Saburi Tea, a North India-based packaged tea brand, reported 48 percent year-over-year revenue growth in FY 2025–26 while remaining bootstrapped and profitable, according to WebIndia123. The brand achieved this expansion without venture capital or debt financing, signaling execution strength in a commodity category where margin discipline typically forces a choice between growth rate and independence.
The company grew by building direct retail relationships and maintaining product margin control rather than discounting for velocity. Saburi kept manufacturing in-house for core SKUs and used contract packing selectively, preserving enough gross margin to fund growth from operating cash. The brand maintained profitability throughout the fiscal year while expanding distribution footprint across North India's independent grocers and regional chains.
The mechanism works because tea is a repeat-purchase staple with predictable reorder cycles. A bootstrapped brand can model cash conversion tightly: every case placed generates margin within 60 days, and that margin funds the next production run. Saburi avoided the typical trap of over-investing in awareness before distribution density justified it. Instead, the brand prioritized shelf presence in clusters, let product quality drive word-of-mouth, and used reorder rate as the growth throttle. When reorder velocity held above a threshold, they expanded to the next postal code. This approach compounds slower than venture-funded land-grabs, but it compounds without dilution.
Now the brand is preparing for partnerships, a signal that internal cash flow alone cannot support the next distribution layer. Reaching 48 percent growth bootstrapped means Saburi has proven unit economics and geographic replicability. Partnerships at this stage typically mean co-packing agreements with larger FMCG players, white-label supply deals, or retail chain private-label contracts. Each trades some brand equity for guaranteed volume and faster shelf access. The move suggests Saburi's leadership sees a ceiling on organic velocity and wants to layer in institutional distribution before a competitor fills the same shelf space.

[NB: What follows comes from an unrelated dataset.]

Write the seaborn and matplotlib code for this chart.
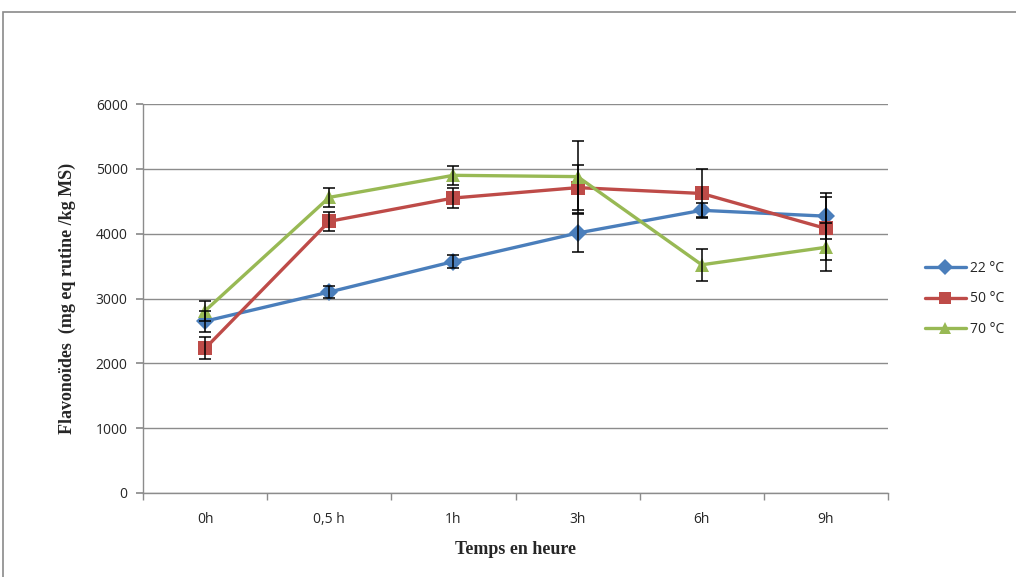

A small physical-product brand copies this by running a similar cash-conversion cycle on a micro scale. Start with one product in one weight. Place it in 20 independent retailers within a 15-mile radius. Track reorder rate weekly. If 70 percent reorder within 45 days, fund a second production batch from gross margin and add 20 more doors in the adjacent zone. Do not add a second SKU until the first SKU holds reorder rate above 65 percent across 100 doors. Do not add a second geography until density in the first geography supports a weekly delivery route. Bootstrap works when you let proven velocity unlock the next dollar of working capital, not when you guess at scale.
Once cash flow supports 200-plus retail doors and reorder rate is consistent, approach regional distributors or retail buyers with 12 months of sell-through data. Offer a white-label or co-pack deal that guarantees their margin while you capture volume. Use that institutional revenue to fund brand SKU expansion in your owned channels. The partnership funds the infrastructure; your brand captures the long-term customer value. Saburi's playbook is old: prove the product works, let cash flow pace growth, then trade some margin for scale when the data supports it.